Und damit zum Sport. Dort haben sich praktisch alle Fußball-Reporter geeinigt, dass nun aber mal gut sei mit Fan-Protesten gegen DFB-Deals. So werden drei Pfiffe beim Zweitligaspiel gegen Tennisball-Würfe zur absoluten Stadionmehrheit umgedeutet, denen solche Spielunterbrechungen zu weit gehe. Wenn man Sky sein teures Premiumprodukt madig macht…
Die Frischwoche
12. – 18. Februar
Da könnte man erwähnen, dass Chefredakteurin Juliane Eßling mangels Erfolg entlassen hat. Aber Sat1 ist mittlerweile so egal, dass hier wie immer kein Format empfohlen wird. Empfehlenswerter ist stattdessen Manfred Oldenburgs spielfilmlange Doku Das letzte Tabu, worin er Dienstag bei Prime Video einen Skandal aufdeckt: Der globale Fußball bringt es bei 500.000 Profis auf sieben aktive homosexuelle Kicker. Sieben… Also noch nicht mal der deutsche Talking Head Thomas Hitzlsperger, der sein Coming-Out nach dem Abschied hatte. Umso wichtiger ist die Milieustudie von der ersten bis zu 90. Minute.
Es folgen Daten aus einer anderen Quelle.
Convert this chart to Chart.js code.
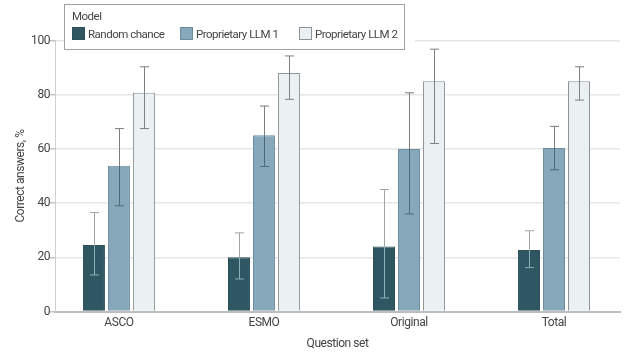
<!DOCTYPE html>
<html>
<head>
<meta charset="utf-8">
<script src="https://cdn.jsdelivr.net/npm/chart.js@4"></script>
<style>
  html, body { margin: 0; padding: 0; background: #fff; }
  #wrap { position: relative; width: 635px; height: 361px; font-family: Roboto, sans-serif; color: #444; }
  #legend { position: absolute; left: 64px; top: 4px; width: 339px; height: 44px; background: #fff;
            border: 1px solid #a0a0a0; box-shadow: 10px 0 0 #fff; font-size: 11.5px; letter-spacing: -0.5px; }
  #legend span { position: absolute; white-space: nowrap; }
  #legend i { position: absolute; top: 22px; width: 13px; height: 13px; box-sizing: border-box; border: 1px solid; }
</style>
</head>
<body>
<div id="wrap">
  <canvas id="myChart" width="635" height="361"></canvas>
  <div id="legend"><span style="left:7px;top:4px">Model</span></div>
</div>
<script>
var categories = ["ASCO", "ESMO", "Original", "Total"];
var seriesNames = ["Random chance", "Proprietary LLM 1", "Proprietary LLM 2"];

var randomChance = [24.5, 20, 24, 22.7];
var randomLow = [13.5, 12, 5, 16.2];
var randomHigh = [36.5, 29, 45, 29.8];

var llm1 = [53.8, 65, 60, 60.3];
var llm1Low = [39, 53.5, 36, 52.3];
var llm1High = [67.5, 75.8, 80.7, 68.3];

var llm2 = [80.7, 88, 85, 85];
var llm2Low = [67.5, 78.3, 62, 78];
var llm2High = [90.3, 94.3, 96.8, 90.3];

var yTicks = [0, 20, 40, 60, 80, 100];

var fills = ["#2f5763", "#86a8ba", "#ebf0f3"];
var borders = ["#2c4f5a", "#6c8d9c", "#8f9496"];
var whiskerOut = ["#a3a3a3", "#7d7d7d", "#7d7d7d"];
var whiskerIn = ["#8fb0b8", "#4f6a76", "#7d8285"];

var lows = [randomLow, llm1Low, llm2Low];
var highs = [randomHigh, llm1High, llm2High];

function points(values) {
    return values.map(function (v, i) {
        return { x: i, y: v };
    });
}

// whiskers are drawn from the low/high arrays, lighter inside the dark bars
var errorBars = {
    id: "errorBars",
    beforeDraw: function (chart) {
        chart.ctx.letterSpacing = "-0.45px";
    },
    afterDatasetsDraw: function (chart) {
        var ctx = chart.ctx;
        var y = chart.scales.y;
        ctx.save();
        ctx.lineWidth = 1;
        chart.data.datasets.forEach(function (ds, d) {
            chart.getDatasetMeta(d).data.forEach(function (bar, i) {
                var x = Math.round(bar.x) + 0.5;
                var top = y.getPixelForValue(highs[d][i]);
                var bottom = y.getPixelForValue(lows[d][i]);
                var barTop = y.getPixelForValue(ds.data[i].y);
                ctx.strokeStyle = whiskerOut[d];
                ctx.beginPath();
                ctx.moveTo(x - 4.5, top);
                ctx.lineTo(x + 4.5, top);
                ctx.moveTo(x, top);
                ctx.lineTo(x, barTop);
                ctx.stroke();
                ctx.strokeStyle = whiskerIn[d];
                ctx.beginPath();
                ctx.moveTo(x, barTop);
                ctx.lineTo(x, bottom);
                ctx.moveTo(x - 4.5, bottom);
                ctx.lineTo(x + 4.5, bottom);
                ctx.stroke();
            });
        });
        ctx.restore();
    }
};

var legend = document.getElementById("legend");
var swatchX = [7, 115, 234];
seriesNames.forEach(function (name, i) {
    var box = document.createElement("i");
    box.style.left = swatchX[i] + "px";
    box.style.background = fills[i];
    box.style.borderColor = borders[i];
    legend.appendChild(box);
    var label = document.createElement("span");
    label.textContent = name;
    label.style.left = swatchX[i] + 16 + "px";
    label.style.top = "22px";
    legend.appendChild(label);
});

Chart.defaults.font.family = "Roboto";
Chart.defaults.font.size = 12;
Chart.defaults.color = "#444";

var myChart = new Chart(document.getElementById("myChart"), {
    type: "bar",
    data: {
        datasets: [randomChance, llm1, llm2].map(function (values, d) {
            return {
                label: seriesNames[d],
                data: points(values),
                backgroundColor: fills[d],
                borderColor: borders[d],
                borderWidth: 1,
                categoryPercentage: 0.517,
                barPercentage: 0.88
            };
        })
    },
    options: {
        responsive: false,
        animation: false,
        layout: { padding: { top: 40.5, right: 15, left: 14, bottom: 0 } },
        plugins: { legend: { display: false }, tooltip: { enabled: false } },
        scales: {
            x: {
                type: "linear",
                offset: false,
                min: -0.441,
                max: 3.455,
                afterBuildTicks: function (axis) {
                    axis.ticks = categories.map(function (c, i) {
                        return { value: i };
                    });
                },
                afterFit: function (axis) {
                    axis.height = 49.5;
                },
                ticks: {
                    autoSkip: false,
                    maxRotation: 0,
                    padding: 4,
                    callback: function (value) {
                        return categories[value];
                    }
                },
                grid: { offset: false, drawOnChartArea: false, drawTicks: false },
                border: { color: "#bdbdbd", width: 2 },
                title: { display: true, text: "Question set", padding: { top: 6, bottom: 10 } }
            },
            y: {
                min: 0,
                max: 100,
                afterBuildTicks: function (axis) {
                    axis.ticks = yTicks.map(function (v) {
                        return { value: v };
                    });
                },
                afterFit: function (axis) {
                    axis.width = 41;
                },
                ticks: { padding: 0 },
                grid: { color: "#e6e6e6", lineWidth: 1.5, tickLength: 5, tickColor: "#c4c4c4" },
                border: { color: "#d0d0d0", width: 1 },
                title: { display: true, text: "Correct answers, %", padding: { top: 0, bottom: 0 } }
            }
        }
    },
    plugins: [errorBars]
});
</script>
</body>
</html>
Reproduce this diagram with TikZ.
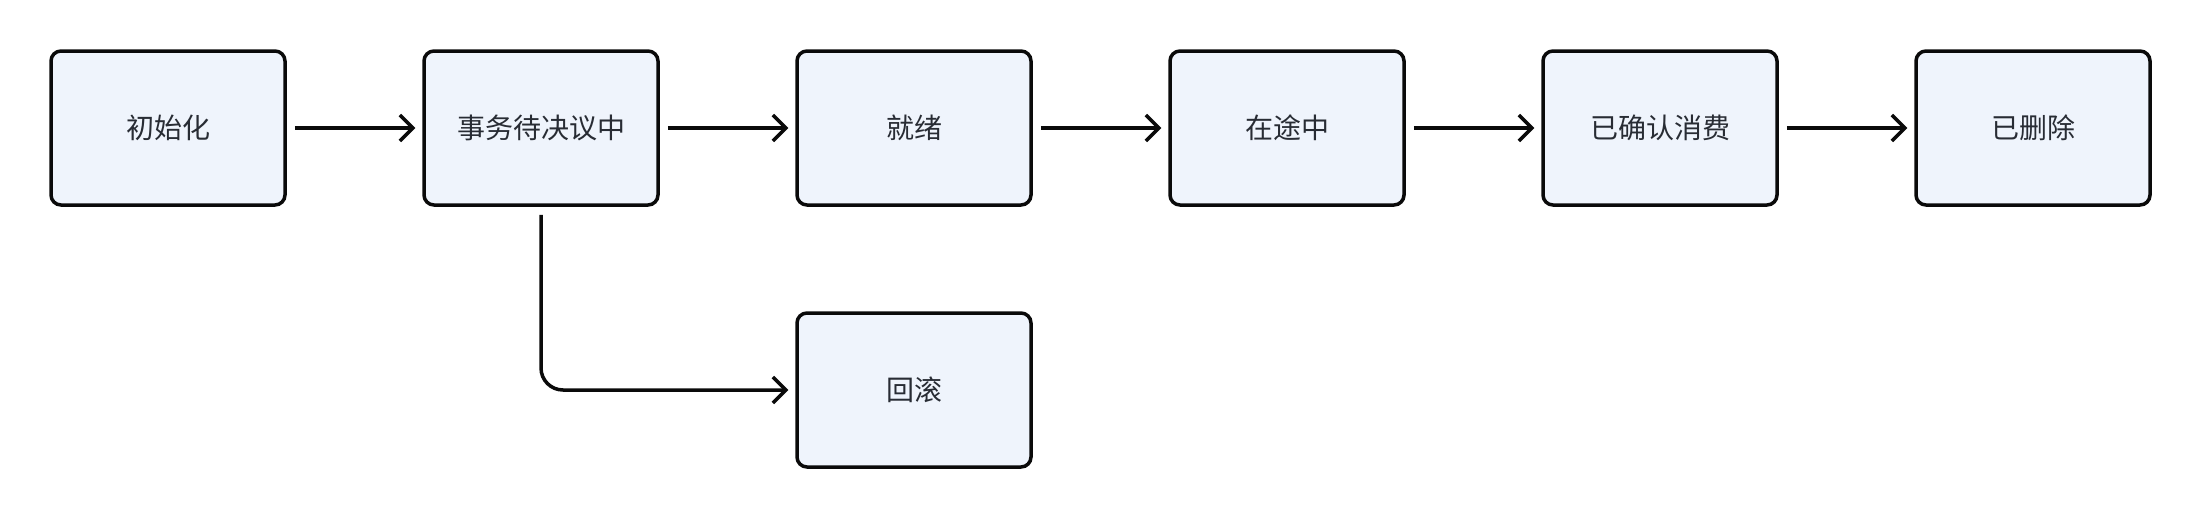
\documentclass[tikz,border=0pt]{standalone}
\usepackage{fontspec}
\newfontfamily\cjk{Noto Sans CJK SC}
\usetikzlibrary{arrows.meta}
\definecolor{boxfill}{RGB}{239,244,252}
\definecolor{boxline}{RGB}{10,10,10}
\definecolor{txt}{RGB}{40,44,52}
\tikzset{
  state/.style={draw=boxline, fill=boxfill, line width=3.5pt, rounded corners=10pt,
    minimum width=234pt, minimum height=154pt, inner sep=0pt,
    font=\cjk\fontsize{28pt}{32pt}\selectfont, text=txt},
  flow/.style={draw=boxline, line width=3.5pt,
    -{Straight Barb[length=13pt,width=26pt,line width=3.5pt]},
    shorten <=8pt, shorten >=7pt}
}
\begin{document}
\begin{tikzpicture}[x=1pt,y=-1pt]
\useasboundingbox (0,0) rectangle (2202,520);
\node[state] (init) at (168,128) {初始化};
\node[state] (pend) at (541,128) {事务待决议中};
\node[state] (ready) at (914,128) {就绪};
\node[state] (transit) at (1287,128) {在途中};
\node[state] (ack) at (1660,128) {已确认消费};
\node[state] (del) at (2033,128) {已删除};
\node[state] (rb) at (914,390) {回滚};
\draw[flow] (init) -- (pend);
\draw[flow] (pend) -- (ready);
\draw[flow] (ready) -- (transit);
\draw[flow] (transit) -- (ack);
\draw[flow] (ack) -- (del);
\draw[flow, rounded corners=22pt] (pend.south) |- (rb.west);
\end{tikzpicture}
\end{document}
So lange dauert auch die Aufwärmphase der österreichischen Horror-Groteske Beasts like us, Mittwoch auf gleichem Portal. In den ersten drei Folgen erreicht die Komödie um paarungswillige Mittzwanziger in einer Stadt voll alltäglicher Vampire, Zombies, Mutationen bestenfalls Schultheater-Niveau. Mit der Zeit aber entwickelt sich der Achtteiler zum Kommentar auf rechtspopulistische Bewegungen, was ihn trotz Pipikackapimmel-Witzen soziokulturell durchaus originell macht.
Weder mit Politik noch Pennälern will die Netflix-RomCom Liebeskümmerer zu tun haben. Gut so. In freudloser Zeit erinnert die Lovestory einer beziehungsgestörten Paartherapeutin (Rosalie Thomass) mit Laurence Rupps Macho alter Schule angenehm harmlos an Romanzen der 90er, als die Welt noch in Ordnung schien. Weitere 40 Jahre zurück reicht das Biopic The New Look, in dem Apple ab Mittwoch neunmal Haute Couturiers wie Coco Chanel und Christian Dior porträtiert.
Erschreckend gegenwärtig ist das Courtroom-Drama Sie sagt. Er sagt. Nach Motiven Ferdinand von Schirachs kämpft Ina Weisse ab Freitag in der ZDF-Mediathek 100 Minuten gegen Godehard Gieses potenziellen Vergewaltiger. Wie so oft bei Matti Geschonnek entsteht daraus ein totenstilles, lauthals brüllendes Kammerspiel, das Stellung bezieht, ohne Stellung zu beziehen und deshalb einfach nur brillantes Fernsehen wird.